I generally prefer a 1950s goldtop Les Paul—I have a few. The one on the record is a ’53 that originally started out with a trapeze tailpiece. I’ve always found the trapeze to be problematic, as one bump on it and the tuning just goes bonkers. So I had a friend mount a Tune-o-matic bridge and stop tailpiece, along with a humbucker in the back and a replacement P-90 in the front. For a playable action, the Tune-o-matic is screwed down as low as it can go, practically flush against the top of the guitar. Luckily, the neck angle is just right, so that works out fine.

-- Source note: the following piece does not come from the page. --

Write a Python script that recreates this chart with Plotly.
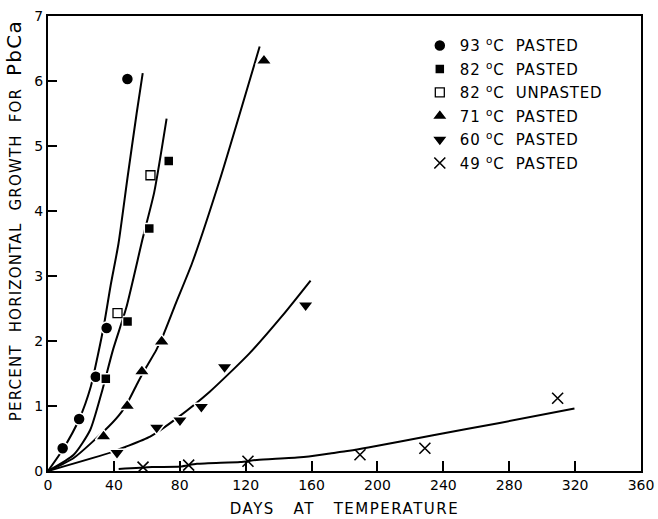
import plotly.graph_objects as go

# ---- measured data points (days, % growth) ----
c93_x = [8.9, 18.9, 29.0, 35.6, 48.2]
c93_y = [0.35, 0.80, 1.45, 2.20, 6.03]

c82p_x = [35.1, 48.3, 61.5, 73.3]
c82p_y = [1.42, 2.30, 3.73, 4.77]

c82u_x = [42.2, 62.2]
c82u_y = [2.43, 4.55]

c71_x = [33.7, 48.1, 57.0, 69.0, 131.1]
c71_y = [0.53, 1.00, 1.53, 1.99, 6.31]

c60_x = [41.9, 66.0, 80.1, 93.1, 107.2, 156.4]
c60_y = [0.28, 0.67, 0.78, 0.99, 1.60, 2.55]

c49_x = [57.7, 85.4, 121.4, 189.4, 228.8, 309.4]
c49_y = [0.06, 0.09, 0.15, 0.25, 0.35, 1.12]

# ---- fitted curves ----
f93_x = [0, 9, 19, 26, 30, 34, 38, 42.8, 48.2, 53.8, 57.5]
f93_y = [0, 0.33, 0.80, 1.30, 1.75, 2.25, 2.85, 3.50, 4.50, 5.50, 6.12]

f82_x = [0, 15.6, 25.6, 32.5, 39.4, 47.5, 57.5, 64.5, 72.0]
f82_y = [0, 0.25, 0.63, 1.20, 1.86, 2.51, 3.58, 4.29, 5.42]

f71_x = [0, 15.6, 36.7, 44.7, 49.7, 54.7, 59.7, 65.7, 69.6, 77.6, 87.5, 104.3, 128.5]
f71_y = [0, 0.20, 0.68, 0.91, 1.12, 1.37, 1.60, 1.86, 2.07, 2.58, 3.20, 4.48, 6.53]

f60_x = [0, 38.8, 46.9, 62.0, 78.1, 98.2, 122.3, 142.3, 159.4]
f60_y = [0, 0.29, 0.37, 0.53, 0.81, 1.22, 1.81, 2.39, 2.93]

f49_x = [42.9, 63.2, 80.3, 90.4, 116.7, 126.8, 153.1, 171.2, 182.9, 194.4, 233.8, 274.2, 319.6]
f49_y = [0.03, 0.06, 0.07, 0.11, 0.14, 0.17, 0.21, 0.27, 0.31, 0.36, 0.55, 0.74, 0.96]

x_ticks = [0, 40, 80, 120, 160, 200, 240, 280, 320, 360]
y_ticks = [0, 1, 2, 3, 4, 5, 6, 7]

labels = [
    "93 <sup>o</sup>C  PASTED",
    "82 <sup>o</sup>C  PASTED",
    "82 <sup>o</sup>C  UNPASTED",
    "71 <sup>o</sup>C  PASTED",
    "60 <sup>o</sup>C  PASTED",
    "49 <sup>o</sup>C  PASTED",
]

FONT = "DejaVu Sans"
fig = go.Figure()

for fx, fy in [(f93_x, f93_y), (f82_x, f82_y), (f71_x, f71_y), (f60_x, f60_y), (f49_x, f49_y)]:
    fig.add_trace(go.Scatter(x=fx, y=fy, mode="lines",
                             line=dict(color="black", width=2, shape="spline", smoothing=0.6),
                             showlegend=False, hoverinfo="skip"))

sets = [
    (c93_x, c93_y, "circle", 12, "black", "white", 1.5),
    (c82p_x, c82p_y, "square", 10, "black", "white", 1.5),
    (c82u_x, c82u_y, "square", 9, "white", "black", 1.3),
    (c71_x, c71_y, "triangle-up", 14, "black", "white", 1.5),
    (c60_x, c60_y, "triangle-down", 14, "black", "white", 1.5),
    (c49_x, c49_y, "x-thin", 11, "black", "black", 1.6),
]
for i, (sx, sy, sym, sz, fill, lc, lw) in enumerate(sets):
    fig.add_trace(go.Scatter(x=sx, y=sy, mode="markers",
                             name="<span style='letter-spacing:0.8px'>" + labels[i] + "</span>",
                             legendgroup=f"g{i}",
                             marker=dict(symbol=sym, size=sz, color=fill,
                                         line=dict(color=lc, width=lw))))

axis_common = dict(showgrid=False, zeroline=False, showline=True, linecolor="black",
                   linewidth=2, mirror=True, ticks="inside", tickcolor="black",
                   tickwidth=1.5, automargin=False,
                   tickfont=dict(family=FONT, size=14, color="black"))

fig.update_xaxes(range=[0, 360], tickvals=x_ticks, ticklen=10,
                 title=dict(text="<span style='letter-spacing:1.5px'>DAYS   AT   TEMPERATURE</span>",
                            standoff=12,
                            font=dict(family=FONT, size=15, color="black")),
                 **axis_common)
fig.update_yaxes(range=[0, 7], tickvals=y_ticks, ticklen=9, **axis_common)

fig.add_annotation(xref="paper", yref="paper", x=-0.0573, y=0.549,
                   text=("<span style='letter-spacing:1.2px'>PERCENT  HORIZONTAL  GROWTH  FOR  "
                         "<span style='font-size:20px'>PbCa</span></span>"),
                   textangle=-90, showarrow=False, xanchor="center", yanchor="middle",
                   font=dict(family=FONT, size=15, color="black"))

fig.update_layout(
    width=658, height=519,
    margin=dict(l=48, r=17, t=16, b=48),
    paper_bgcolor="white", plot_bgcolor="white",
    legend=dict(x=0.627, y=0.971, xanchor="left", yanchor="top",
                font=dict(family=FONT, size=15, color="black"),
                bgcolor="rgba(0,0,0,0)", traceorder="grouped", tracegroupgap=1,
                itemwidth=30),
    font=dict(family=FONT, color="black"),
)

fig.write_html("out.html", config={"displayModeBar": False},
               post_script="document.body.style.margin='0';document.body.style.overflow='hidden';")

I used a bunch of Fender tweed amps from the late ’50s. I’ve got some nice Deluxes—some with the stock blue Fender speaker, and in others I dropped in a more efficient ’60s Vox speaker that handles bass better and is louder. I also used a Vox AC30 from the early ’60s, a real powerhouse. Sometimes I split my signal through a Korg delay box and used two amps, one dry and the other wet. On “Aquatic,” there’s my very overdriven steel guitar, through the AC30 and a tweed Bassman, the 4x10 model.

Then I had a tweed Bandmaster of the same era, with its three 10s—that’s a very musical amp. And I used a Fender Harvard from the same period. It’s much smaller, so I can’t expect the same results as from the big boys, but sometimes it suits me well. That’s pretty much it. I don’t use a lot of pedals, though sometimes I’ll introduce a fuzz-wah for a very different time. I have various models, a Vox, a Kay, and other old ones.

It’s amazing what a world of sound you create with the vintage tweeds.
I’ve put a lot of time into the labyrinth of sonic development. It’s always been a question of mine to try to carve out the future of music. I’m not suggesting I pulled it off, but I tried to do so with this album.